* _Collected data_:
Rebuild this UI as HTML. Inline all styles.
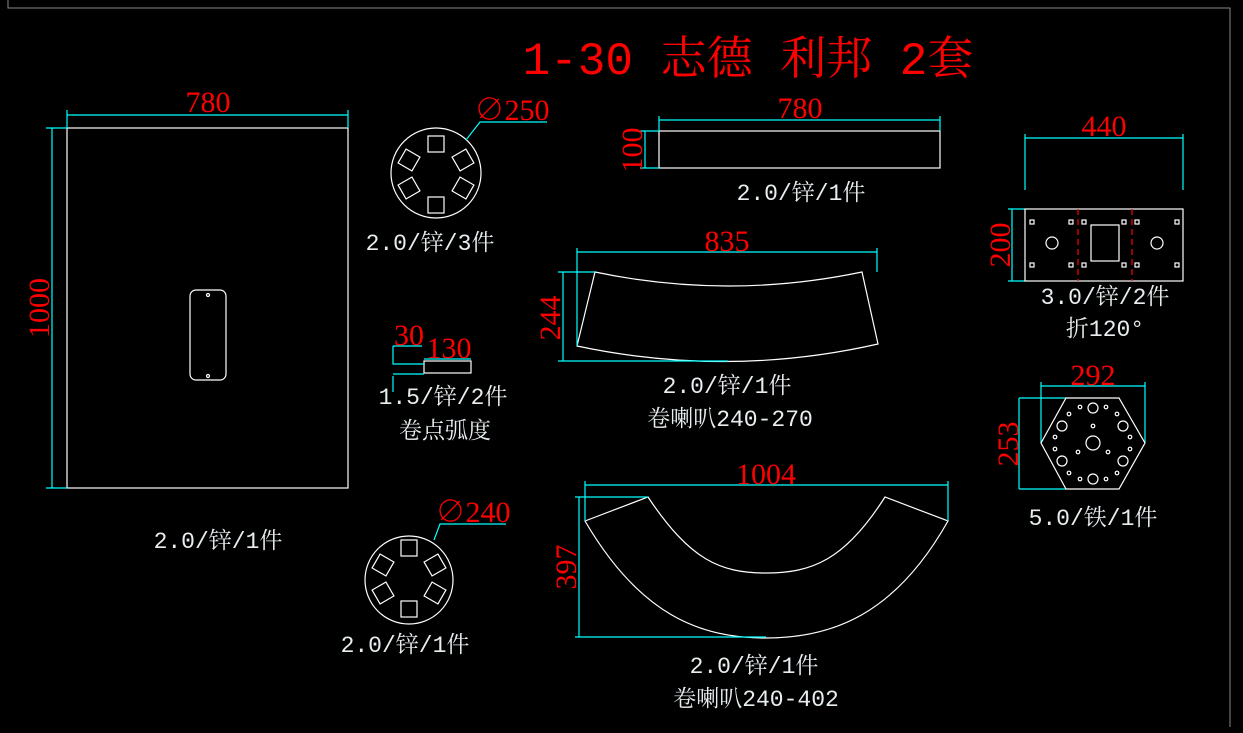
<!DOCTYPE html>
<html><head><meta charset="utf-8"><style>
html,body{margin:0;padding:0;background:#000;}
svg{display:block}
.w{fill:#e8eef0;font-family:"Liberation Mono","Noto Serif CJK SC",monospace;font-size:23px;text-anchor:middle}
.r{fill:#f00;font-family:"Liberation Serif","Noto Serif CJK SC",serif;font-size:30px;text-anchor:middle}
.s{stroke:#fff;stroke-width:1.2;fill:none}
.c{stroke:#0ff;stroke-width:1.2;fill:none}
</style></head><body>
<svg width="1243" height="733" viewBox="0 0 1243 733">
<rect width="1243" height="733" fill="#000"/>
<polyline points="8,0 8,8 1230,8 1230,727 " stroke="#888" fill="none"/>
<text x="748" y="74" fill="#f00" style="font-family:'Liberation Mono','Noto Serif CJK SC',monospace;font-size:46px" text-anchor="middle">1-30 志德 利邦 2套</text>

<rect class="s" x="67" y="128" width="281" height="360"/>
<rect class="s" x="190" y="290" width="36" height="90" rx="6"/>
<circle class="s" cx="208" cy="295" r="1.5"/><circle class="s" cx="208" cy="376" r="1.5"/>
<path class="c" d="M67,115H348M67,110V128M348,110V128M52,128V488M46,128H67M46,488H67"/>
<text class="r" x="208" y="112">780</text>
<text class="r" transform="translate(49,308) rotate(-90)">1000</text>
<text class="w" x="218" y="548">2.0/锌/1件</text>

<circle class="s" cx="436" cy="173" r="45"/>
<g class="s">
<rect x="428" y="136" width="16" height="16"/><rect x="428" y="197" width="16" height="16"/>
<rect x="-8" y="-8" width="16" height="16" transform="translate(409,160) rotate(30)"/>
<rect x="-8" y="-8" width="16" height="16" transform="translate(463,160) rotate(-30)"/>
<rect x="-8" y="-8" width="16" height="16" transform="translate(409,188) rotate(-30)"/>
<rect x="-8" y="-8" width="16" height="16" transform="translate(463,188) rotate(30)"/>
</g>
<path class="c" d="M547,122H480L466,140"/>
<text class="r" x="512" y="120">∅250</text>
<text class="w" x="430" y="250">2.0/锌/3件</text>

<rect class="s" x="424" y="361" width="47" height="12"/>
<path class="c" d="M393,346V364H424M393,376V392M393,374H424M424,359H471M393,346H422"/>
<text class="r" x="409" y="345">30</text>
<text class="r" x="449" y="358">130</text>
<text class="w" x="443" y="404">1.5/锌/2件</text>
<text class="w" x="445" y="438">卷点弧度</text>

<circle class="s" cx="409" cy="580" r="44"/>
<g class="s">
<rect x="401" y="540" width="16" height="16"/><rect x="401" y="601" width="16" height="16"/>
<rect x="-8" y="-8" width="16" height="16" transform="translate(383,565) rotate(30)"/>
<rect x="-8" y="-8" width="16" height="16" transform="translate(435,565) rotate(-30)"/>
<rect x="-8" y="-8" width="16" height="16" transform="translate(383,593) rotate(-30)"/>
<rect x="-8" y="-8" width="16" height="16" transform="translate(435,593) rotate(30)"/>
</g>
<path class="c" d="M506,524H440L434,540"/>
<text class="r" x="473" y="522">∅240</text>
<text class="w" x="405" y="652">2.0/锌/1件</text>

<rect class="s" x="659" y="131" width="281" height="37"/>
<path class="c" d="M659,120H940M659,116V131M940,116V131M645,131V168M640,131H659M640,168H659"/>
<text class="r" x="800" y="118">780</text>
<text class="r" transform="translate(642,150) rotate(-90)">100</text>
<text class="w" x="801" y="200">2.0/锌/1件</text>

<path class="s" d="M595,272Q728,300 862,272L878,344Q728,378 577,346Z"/>
<path class="c" d="M577,252H877M577,248V346M877,248V272M563,272V361M558,272H595M558,361H728"/>
<text class="r" x="727" y="251">835</text>
<text class="r" transform="translate(560,318) rotate(-90)">244</text>
<text class="w" x="727" y="393">2.0/锌/1件</text>
<text class="w" x="730" y="426">卷喇叭240-270</text>

<path class="s" d="M585,521C640,615 700,638 766,638C832,638 895,615 948,521L885,497C845,560 812,573 766,573C720,573 690,560 648,497Z"/>
<path class="c" d="M585,485H948M585,481V521M948,481V521M579,497V637M575,497H648M575,637H766"/>
<text class="r" x="766" y="484">1004</text>
<text class="r" transform="translate(576,567) rotate(-90)">397</text>
<text class="w" x="754" y="673">2.0/锌/1件</text>
<text class="w" x="756" y="706">卷喇叭240-402</text>

<path class="c" d="M1025,138H1183M1025,134V190M1183,134V190M1012,209V281M1008,209H1025M1008,281H1025"/>
<text class="r" x="1104" y="136">440</text>
<text class="r" transform="translate(1010,245) rotate(-90)">200</text>
<rect class="s" x="1025" y="209" width="158" height="72"/>
<path d="M1078,209V281M1132,209V281" stroke="#f00" stroke-width="1.2" stroke-dasharray="6,4"/>
<rect class="s" x="1091" y="225" width="28" height="36"/>
<circle class="s" cx="1052" cy="243" r="6"/><circle class="s" cx="1157" cy="243" r="6"/>
<g class="s">
<rect x="1030" y="220" width="4" height="4"/><rect x="1069" y="220" width="4" height="4"/><rect x="1082" y="220" width="4" height="4"/><rect x="1122" y="220" width="4" height="4"/><rect x="1135" y="220" width="4" height="4"/><rect x="1175" y="220" width="4" height="4"/>
<rect x="1030" y="263" width="4" height="4"/><rect x="1069" y="263" width="4" height="4"/><rect x="1082" y="263" width="4" height="4"/><rect x="1122" y="263" width="4" height="4"/><rect x="1135" y="263" width="4" height="4"/><rect x="1175" y="263" width="4" height="4"/>
</g>
<text class="w" x="1105" y="304">3.0/锌/2件</text>
<text class="w" x="1105" y="336">折120°</text>

<path class="c" d="M1041,386H1145M1041,382V443M1145,382V443M1019,398V489M1019,398H1066M1019,489H1066"/>
<text class="r" x="1093" y="385">292</text>
<text class="r" transform="translate(1018,444) rotate(-90)">253</text>
<polygon class="s" points="1066,398 1119,398 1145,443 1119,489 1066,489 1041,443"/>
<g class="s">
<circle cx="1093" cy="443" r="7"/>
<circle cx="1093" cy="408" r="5"/><circle cx="1093" cy="479" r="5"/>
<circle cx="1062" cy="426" r="5"/><circle cx="1123" cy="426" r="5"/>
<circle cx="1062" cy="461" r="5"/><circle cx="1123" cy="461" r="5"/>
<circle cx="1080" cy="407" r="1.8"/><circle cx="1106" cy="407" r="1.8"/>
<circle cx="1069" cy="414" r="1.8"/><circle cx="1117" cy="414" r="1.8"/>
<circle cx="1055" cy="437" r="1.8"/><circle cx="1130" cy="437" r="1.8"/>
<circle cx="1055" cy="449" r="1.8"/><circle cx="1130" cy="449" r="1.8"/>
<circle cx="1069" cy="473" r="1.8"/><circle cx="1117" cy="473" r="1.8"/>
<circle cx="1080" cy="479" r="1.8"/><circle cx="1106" cy="479" r="1.8"/>
<circle cx="1093" cy="426" r="1.8"/><circle cx="1078" cy="452" r="1.8"/><circle cx="1108" cy="452" r="1.8"/>
</g>
<text class="w" x="1093" y="525">5.0/铁/1件</text>
</svg>
</body></html>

* _Objective_: Give again, word for word, every line from the top of the data above to the line holding "志德 利邦 2套</text>", inclusive, with the pictures left out.

* _Result_:
Rebuild this UI as HTML. Inline all styles.
<!DOCTYPE html>
<html><head><meta charset="utf-8"><style>
html,body{margin:0;padding:0;background:#000;}
svg{display:block}
.w{fill:#e8eef0;font-family:"Liberation Mono","Noto Serif CJK SC",monospace;font-size:23px;text-anchor:middle}
.r{fill:#f00;font-family:"Liberation Serif","Noto Serif CJK SC",serif;font-size:30px;text-anchor:middle}
.s{stroke:#fff;stroke-width:1.2;fill:none}
.c{stroke:#0ff;stroke-width:1.2;fill:none}
</style></head><body>
<svg width="1243" height="733" viewBox="0 0 1243 733">
<rect width="1243" height="733" fill="#000"/>
<polyline points="8,0 8,8 1230,8 1230,727 " stroke="#888" fill="none"/>
<text x="748" y="74" fill="#f00" style="font-family:'Liberation Mono','Noto Serif CJK SC',monospace;font-size:46px" text-anchor="middle">1-30 志德 利邦 2套</text>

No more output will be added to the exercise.